The nurse had large black eyes that never left Ivanov. “His soldiers came to my neighborhood looking for one of the resistance leaders. When they could not find him, they rounded up all the men from my building and the buildings up and down the street and took them to the soccer stadium. They took old men, young men. It didn’t matter. Seven hundred in all. They took my brother, too. He was ten years old.” She stopped and pointed at Ivanov. “He personally shot every one of them.”
“I’m sorry,” said Howe.
“Will he live?” the nurse inquired in a tone inappropriate for a care-giver.
“Too soon to tell. Not much damage apart from the cuts and bruises. No broken bones. No internal bleeding. It’s the brain I’m worried about. He got knocked around pretty well inside his car.”
Howe knew a few things about cerebral trauma. A few years back, he’d done a tour in Basra, in southern Iraq. Improvised explosive devices, or IEDs, were the most frequent cause of injury. During his time he’d seen over two hundred cases similar to Ivanov. So soon after the initial trauma, it was impossible to make an accurate prognosis. Some patients regained full control of all their faculties. Others persisted in a vegetative state for weeks or months. Others never woke again at all. Most, though, fell in between, suffering some form of lasting impairment, anything from a faulty short-term memory, to loss of their sense of taste and smell, to more serious neurological disorders.
“His MRI came back negative,” said Howe. “When the swelling goes down, we’ll know more.”
The nurse from Chechnya nodded. It was apparent that the news displeased her.
Howe left the room and walked directly to the aid station, where he made sure that Nurse Anna Bakareva would have nothing further to do with the care of Igor Ivanov, the Black Devil. He did not believe that she would do anything expressly to harm him. She might, however, forget to administer a painkiller or inadvertently dose him with the wrong medicine.
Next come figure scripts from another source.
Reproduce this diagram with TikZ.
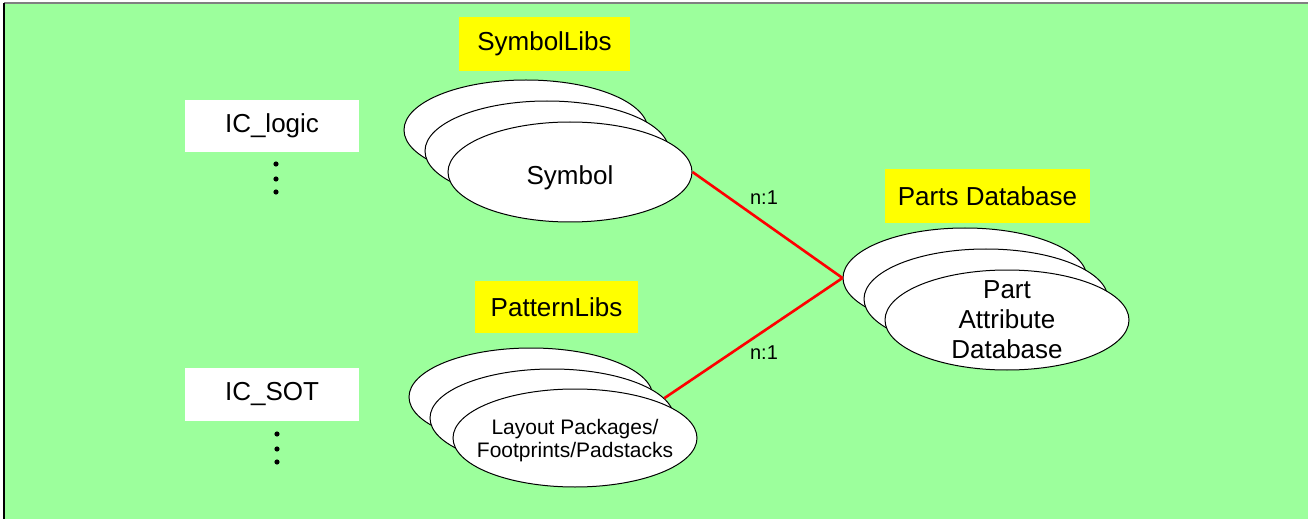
\documentclass[tikz,border=0pt]{standalone}
\usepackage{fontspec}
\setmainfont{Liberation Sans}
\usetikzlibrary{shapes.geometric}

\definecolor{bggreen}{RGB}{156,255,156}
\definecolor{tagyellow}{RGB}{255,255,0}

\begin{document}
\begin{tikzpicture}[x=0.5pt, y=-0.5pt,
  lib/.style={ellipse, draw=black, line width=0.5pt, fill=white,
    minimum width=122pt, minimum height=50pt, inner sep=0pt},
  tag/.style={fill=tagyellow, inner sep=0pt, font=\fontsize{13}{15}\selectfont},
  cell/.style={fill=white, inner sep=0pt, minimum width=87pt,
    minimum height=26pt, font=\fontsize{13}{15}\selectfont},
  link/.style={red, line width=1.3pt},
  ratio/.style={font=\fontsize{10}{12}\selectfont}]
\useasboundingbox (0,0) rectangle (1308,519);
\fill[bggreen] (4,3) rectangle (1308,519);
\draw[gray, line width=0.8pt] (4,3) -- (1308,3);
\draw[black, line width=0.8pt] (4,3) -- (4,519);

% left column
\node[cell, text depth=0.5ex] (L) at (272,126) {IC\_logic};
\node[cell, minimum height=26.5pt] (T) at (272,394.5) {IC\_SOT};
\fill (276,164) circle[radius=1.3pt];
\fill (276,179) circle[radius=1.3pt];
\fill (276,192) circle[radius=1.3pt];
\fill (277,434) circle[radius=1.3pt];
\fill (277,449) circle[radius=1.3pt];
\fill (277,462) circle[radius=1.3pt];

% yellow tags
\node[tag, minimum width=85.5pt, minimum height=27pt] (SL) at (544.5,44) {SymbolLibs};
\node[tag, minimum width=81.5pt, minimum height=26pt] (PL) at (556.5,307) {PatternLibs};
\node[tag, minimum width=102.5pt, minimum height=27pt] (PD) at (987.5,196) {Parts Database};

% symbol stack
\node[lib] (S1) at (526,130) {};
\node[lib] (S2) at (547,151) {};
\node[lib] (S3) at (570,172) {};
\node[font=\fontsize{13}{15}\selectfont, yshift=-3pt] at (S3) {Symbol};

% pattern stack
\node[lib, minimum height=49pt] (P1) at (531,397) {};
\node[lib, minimum height=49pt] (P2) at (552,418) {};
\node[lib, minimum height=49pt] (P3) at (575,438) {};
\node[align=center, font=\fontsize{10.5}{11.5}\selectfont, yshift=-1.5pt] at (P3)
  {Layout Packages/\\Footprints/Padstacks};

% parts database stack
\node[lib] (D1) at (965,278) {};
\node[lib] (D2) at (986,299) {};
\node[lib] (D3) at (1007,320) {};
\node[align=center, font=\fontsize{13}{15}\selectfont] at (D3)
  {Part\\Attribute\\Database};

% relations
\draw[link] (S3.east) -- (D1.west);
\draw[link] (P2.10) -- (D1.west);
\node[ratio] at (764,198) {n:1};
\node[ratio] at (764,353) {n:1};
\end{tikzpicture}
\end{document}
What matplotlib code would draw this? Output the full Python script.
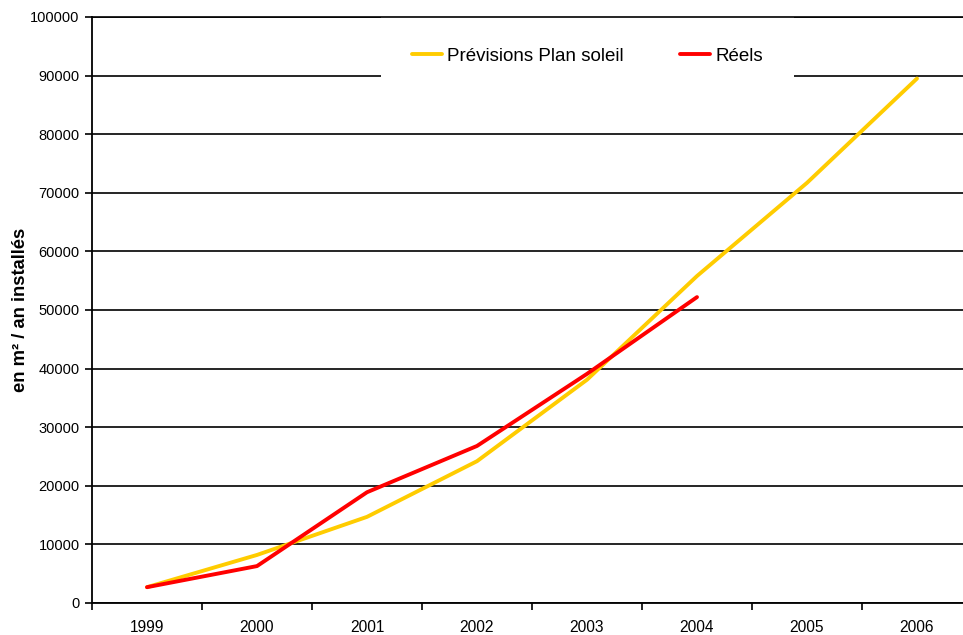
import numpy as np
import matplotlib
matplotlib.use("Agg")
import matplotlib.pyplot as plt

# data
years = ["1999", "2000", "2001", "2002", "2003", "2004", "2005", "2006"]
previsions = [2700, 8200, 14700, 24200, 38100, 55800, 71700, 89500]
reels = [2700, 6300, 18900, 26800, 39100, 52200]
y_ticks = list(range(0, 100001, 10000))

plt.rcParams['font.family'] = ['Liberation Sans', 'DejaVu Sans']

fig = plt.figure(figsize=(9.63, 6.35), dpi=100)
# plot area runs past the right edge of the picture, as in the reference
ax = fig.add_axes([92 / 963, 1 - 603 / 635, (972 - 92) / 963, (603 - 17) / 635])

x = np.arange(len(years))
ax.plot(x, previsions, color="#FFCC00", lw=2.8, label="Prévisions Plan soleil",
        solid_joinstyle="round", solid_capstyle="round")
ax.plot(x[:len(reels)], reels, color="#FF0000", lw=2.8, label="Réels",
        solid_joinstyle="round", solid_capstyle="round")

ax.set_xlim(-0.5, len(years) - 0.5)
ax.set_ylim(0, 100000)

# tick marks between categories, labels at the centres
ax.set_xticks(np.arange(len(years) + 1) - 0.5)
ax.set_xticklabels([])
ax.set_xticks(x, minor=True)
ax.set_xticklabels(years, minor=True, fontsize=11.2)
ax.tick_params(axis="x", which="major", direction="out", length=5, width=1.2, color="black")
ax.tick_params(axis="x", which="minor", length=0, pad=12)

ax.set_yticks(y_ticks)
ax.set_yticklabels([str(v) for v in y_ticks], fontsize=10.5)
ax.tick_params(axis="y", direction="out", length=5, width=1.2, pad=4)

ax.yaxis.grid(True, color="black", lw=1.2)
ax.set_axisbelow(True)

ax.spines["right"].set_visible(False)
ax.spines["left"].set_linewidth(1.3)
ax.spines["bottom"].set_linewidth(1.3)
ax.spines["top"].set_linewidth(1.2)
ax.spines["top"].set_zorder(6)

ax.set_ylabel("en m² / an installés", fontsize=13.2, fontweight="bold")
ax.yaxis.set_label_coords(29 / 963, 1 - 310 / 635, transform=fig.transFigure)

leg = ax.legend(ncol=2, loc="center", bbox_to_anchor=(587.5 / 963, 1 - 56 / 635),
                bbox_transform=fig.transFigure, frameon=True, fontsize=13.5,
                handlelength=1.6, handletextpad=0.27, columnspacing=3.0,
                borderpad=1.65, fancybox=False)
leg.get_frame().set_facecolor("white")
leg.get_frame().set_edgecolor("none")
leg.get_frame().set_alpha(1)

fig.savefig("out.png", dpi=100)
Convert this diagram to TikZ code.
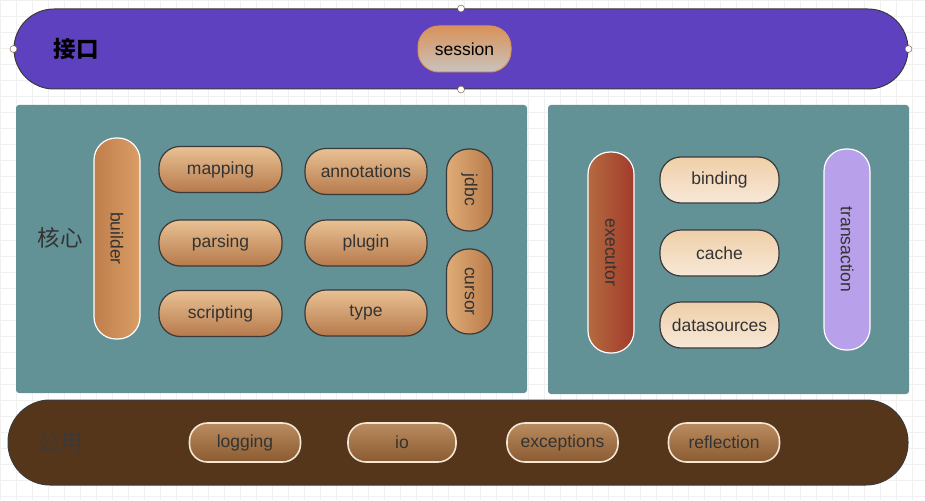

It was not a risk he was prepared to take.
Hunched in the backseat of Colonel Charles Graves’s Rover, Jonathan watched as the country lanes of Hereford gave way to two-lane roads and the rolling hillocks yielded to asphalt plains. Finally they gained the M4 motorway and made a beeline for London. A police escort led the way lights flashing, siren muted. Another followed, practically riding their bumper. It was after six, but the fierce sun showed no signs of calming. Inside the car, the air conditioner blasted everyone with a torrent of humid, lukewarm air.